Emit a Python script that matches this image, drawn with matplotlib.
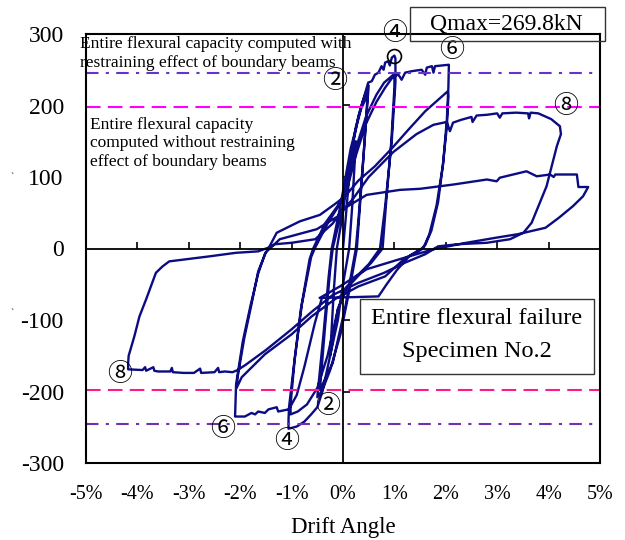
import numpy as np
import matplotlib
matplotlib.use('Agg')
import matplotlib.pyplot as plt
from matplotlib.patches import Rectangle

plt.rcParams['font.family'] = ['Liberation Serif', 'DejaVu Serif']

# load history, one pair of arrays per group of cycles (drift in %, shear in kN)
drift_c1 = [0.0, 0.05, 0.12, 0.25, 0.18, 0.12, 0.0, -0.1, -0.25, -0.18, -0.12]
load_c1 = [0, 40, 100, 150, 60, 0, -50, -100, -150, -60, 0]

drift_c2 = [0.0, 0.1, 0.25, 0.38, 0.5, 0.42, 0.33, 0.27, 0.12, -0.05, -0.25, -0.4,
            -0.5, -0.38, -0.28, -0.22, -0.05, 0.15, 0.35, 0.48, 0.4, 0.3, 0.25,
            0.05, -0.2, -0.45, -0.35, -0.25, -0.2]
load_c2 = [50, 110, 170, 205, 228, 150, 60, 0, -60, -120, -170, -198,
           -208, -120, -40, 0, 60, 140, 195, 215, 130, 40, 0,
           -80, -160, -198, -110, -30, 0]

drift_c4 = [0.0, 0.15, 0.3, 0.49, 0.56, 0.62, 0.69, 0.75, 0.79, 0.82, 0.88, 0.91,
            0.95, 1.0, 1.02, 1.02, 0.95, 0.82, 0.72,
            0.5, 0.25, 0.05, -0.1, -0.25, -0.4, -0.5, -0.62, -0.75, -0.9, -1.06,
            -1.06, -1.05, -0.95, -0.82, -0.65, -0.58,
            -0.35, -0.1, 0.05, 0.25, 0.45, 0.65, 0.8, 0.9, 0.98, 1.0,
            1.0, 0.94, 0.84, 0.77,
            0.55, 0.3, 0.08, -0.1, -0.3, -0.5, -0.7, -0.88, -1.02,
            -1.02, -0.94, -0.8, -0.62, -0.55]
load_c4 = [60, 130, 185, 232, 234, 243, 246, 255, 250, 260, 262, 256,
           267, 269.8, 266, 232, 152, 59, 0,
           -22, -40, -55, -85, -150, -200, -222, -232, -242, -249, -252,
           -240, -222, -160, -85, -15, 0,
           35, 60, 80, 140, 185, 215, 232, 238, 243, 245,
           225, 150, 65, 0,
           -20, -38, -55, -85, -150, -195, -218, -228, -232,
           -218, -155, -78, -12, 0]

drift_c6 = [-0.3, -0.1, 0.05, 0.25, 0.45, 0.65, 0.82, 0.98, 1.08, 1.14, 1.21,
            1.34, 1.53, 1.6, 1.63, 1.73, 1.76, 1.79, 2.05,
            2.06, 2.05, 2.02, 1.95, 1.85, 1.72, 1.6, 1.53,
            1.3, 1.05, 0.85, 0.69, 0.2, -0.41, -0.55, -0.75, -0.9, -1.03,
            -1.06, -1.26, -1.29, -1.45, -1.52, -1.65, -1.71, -1.78, -1.91, -2.1,
            -2.1, -2.08, -1.95, -1.8, -1.65, -1.52, -1.45,
            -1.29, -0.84, -0.45, -0.16, 0.04, 0.3, 0.62, 0.95, 1.27, 1.6, 1.85, 2.04,
            2.05, 2.02, 1.94, 1.82, 1.68, 1.56,
            1.2, 0.82, 0.3, -0.16, -0.61, -1.0, -1.52, -1.97, -2.07,
            -2.05, -1.92, -1.78, -1.65, -1.5, -1.42]
load_c6 = [35, 58, 75, 130, 175, 205, 225, 241, 243, 236, 246,
           248, 250, 243, 253, 255, 246, 255, 257,
           257, 225, 180, 120, 65, 25, 5, 0,
           -10, -30, -50, -67, -68, -69, -105, -165, -205, -222,
           -225, -228, -222, -225, -230, -228, -232, -230, -235, -235,
           -235, -190, -130, -80, -35, -8, 0,
           22, 38, 47, 62, 73, 95, 115, 140, 166, 192, 208, 220,
           212, 170, 115, 60, 20, 0,
           -14, -39, -53, -71, -95, -120, -148, -180, -195,
           -180, -125, -78, -32, -5, 0]

drift_c8 = [-1.23, -0.51, -0.1, 0.2, 0.5, 0.98, 1.43, 1.76, 2.02, 2.08, 2.14,
            2.3, 2.5, 2.52, 2.6, 2.8, 3.0, 3.05, 3.1, 3.37, 3.6, 3.62, 3.65,
            3.8, 4.05, 4.22, 4.24,
            4.16, 4.06, 3.96, 3.83, 3.67, 3.51, 3.25, 2.8, 2.24, 1.85,
            1.6, 1.2, 0.8, 0.3, -0.2, -0.6, -1.0, -1.5, -1.9, -2.05, -2.15,
            -2.3, -2.41, -2.43, -2.5, -2.76, -2.78, -2.9, -3.1, -3.31, -3.33,
            -3.36, -3.6, -3.67, -3.69, -3.83, -3.85, -3.9, -4.18, -4.18,
            -4.17, -4.06, -3.96, -3.83, -3.64, -3.51, -3.38, -3.05, -2.6,
            -2.08, -1.65, -1.46, -1.32, -1.0, -0.54, -0.2, 0.0, 0.46, 1.11,
            1.5, 2.15, 2.8, 2.99, 3.05, 3.57, 3.77, 4.03, 4.1, 4.13, 4.55,
            4.58, 4.77,
            4.67, 4.47, 4.2, 3.94, 3.4, 2.97, 2.4, 1.76, 1.1, 0.46, -0.06, -0.45]
load_c8 = [13, 27, 45, 70, 100, 135, 160, 173, 177, 164, 176,
           180, 184, 177, 186, 187, 189, 183, 189, 190, 189, 182, 190,
           189, 181, 171, 160,
           143, 115, 87, 64, 36, 22, 13, 8, 6, 3,
           -8, -20, -34, -48, -65, -88, -113, -142, -163, -170, -173,
           -172, -173, -167, -173, -174, -168, -174, -174, -173, -167,
           -172, -172, -171, -166, -171, -166, -170, -169, -160,
           -150, -123, -95, -71, -34, -25, -18, -15, -11,
           -6, -4, 1, 6, 8, 13, 35, 55, 75, 82,
           83.5, 89.5, 96.5, 94, 99, 108, 101, 103.5, 100, 103.5, 103.5,
           86, 86,
           73, 59, 43, 29, 20, 15, 8, -1, -15, -29, -53, -69]

# computed flexural capacities (kN)
q_with_beams = 246
q_without_beams = 198
q_max = 269.8
drift_qmax = 1.0

xticks = [-5, -4, -3, -2, -1, 0, 1, 2, 3, 4, 5]
xticklabels = ['-5%', '-4%', '-3%', '-2%', '-1%', '0%', '1%', '2%', '3%', '4%', '5%']
yticks = [-300, -200, -100, 0, 100, 200, 300]
yticklabels = ['-300', '-200', '-100', '0', '100', '200', '300']

drift = np.concatenate([drift_c1, drift_c2, drift_c4, drift_c6, drift_c8])
load = np.concatenate([load_c1, load_c2, load_c4, load_c6, load_c8])

fig = plt.figure(figsize=(6.25, 5.4), dpi=100)
pos = [86 / 625, 1 - 463 / 540, 514 / 625, 429 / 540]

# data axes: spines through the origin, ticks drawn on them
ax = fig.add_axes(pos)
ax.set_xlim(-5, 5)
ax.set_ylim(-300, 300)
ax.spines['left'].set_position(('data', 0))
ax.spines['bottom'].set_position(('data', 0))
ax.spines['top'].set_visible(False)
ax.spines['right'].set_visible(False)
for s in ('left', 'bottom'):
    ax.spines[s].set_linewidth(1.3)
ax.set_xticks(xticks)
ax.set_yticks(yticks)
ax.tick_params(direction='in', length=5, width=1.2,
               labelbottom=False, labelleft=False)

ax.plot(drift, load, color='#0c0c82', lw=1.7, zorder=2, solid_joinstyle='round')

ax.axhline(q_with_beams, color='#6633cc', lw=1.5, ls=(0, (6, 3.5, 1.5, 3.5)), zorder=3)
ax.axhline(-q_with_beams, color='#7030b0', lw=1.5, ls=(0, (6, 3.5, 1.5, 3.5)), zorder=3)
ax.axhline(q_without_beams, color='#ff00ff', lw=1.5, ls=(0, (7, 3.5)), zorder=3)
ax.axhline(-q_without_beams, color='#ff1a8c', lw=1.5, ls=(0, (7, 3.5)), zorder=3)

ax.plot([drift_qmax], [q_max], 'o', ms=10, mfc='none', mec='black', mew=1.2, zorder=4)

# cycle numbers
circ = ['Noto Sans CJK JP', 'DejaVu Sans']
for x, y, s in [(1.01, 302, '④'), (2.12, 278, '⑥'), (-0.16, 234, '②'),
                (4.34, 199, '⑧'), (-4.34, -176, '⑧'), (-2.35, -253, '⑥'),
                (-1.09, -269, '④'), (-0.29, -220, '②')]:
    ax.text(x, y, s, family=circ, fontsize=18, ha='center', va='center',
            zorder=5, clip_on=False)

ax.text(-5.12, 273, 'Entire flexural capacity computed with\n'
        'restraining effect of boundary beams',
        fontsize=12.5, ha='left', va='center', linespacing=1.2, zorder=5)
ax.text(-4.93, 147, 'Entire flexural capacity\ncomputed without restraining\n'
        'effect of boundary beams',
        fontsize=12.5, ha='left', va='center', linespacing=1.22, zorder=5)

# outer frame carrying the tick labels
fr = fig.add_axes(pos, facecolor='none', sharex=ax, sharey=ax)
for s in fr.spines.values():
    s.set_linewidth(1.5)
fr.set_xticks(xticks)
fr.set_xticklabels(xticklabels, fontsize=14.5)
fr.set_yticks(yticks)
fr.set_yticklabels(yticklabels, fontsize=17)
fr.tick_params(axis='both', length=0)
fr.tick_params(axis='x', pad=16)
fr.tick_params(axis='y', pad=16)
fr.set_xlabel('Drift Angle', fontsize=16.5, labelpad=9)

fig.patches.append(Rectangle((410 / 625, 1 - 41 / 540), 195 / 625, 34 / 540,
                             transform=fig.transFigure, fc='none', ec='#333333', lw=1.0))
fig.text(506 / 625, 1 - 24 / 540, 'Qmax=269.8kN', fontsize=17, ha='center', va='center')

fig.patches.append(Rectangle((360 / 625, 1 - 374 / 540), 234 / 625, 75 / 540,
                             transform=fig.transFigure, fc='white', ec='#333333',
                             lw=1.0, zorder=6))
fig.text(477 / 625, 1 - 319 / 540, 'Entire flexural failure', fontsize=17.5,
         ha='center', va='center', zorder=7)
fig.text(477 / 625, 1 - 351 / 540, 'Specimen No.2', fontsize=17.5,
         ha='center', va='center', zorder=7)

fig.text(12 / 625, 1 - 178 / 540, '`', fontsize=7, ha='center', va='center')
fig.text(12 / 625, 1 - 314 / 540, '`', fontsize=7, ha='center', va='center')

fig.savefig('out.png', dpi=100)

### WRITTEN REQUEST:
Print the data above verbatim from the first line through the line holding "from matplotlib.patches import Rectangle", leaving every picture out.

### FINISHED TASK:
Emit a Python script that matches this image, drawn with matplotlib.
import numpy as np
import matplotlib
matplotlib.use('Agg')
import matplotlib.pyplot as plt
from matplotlib.patches import Rectangle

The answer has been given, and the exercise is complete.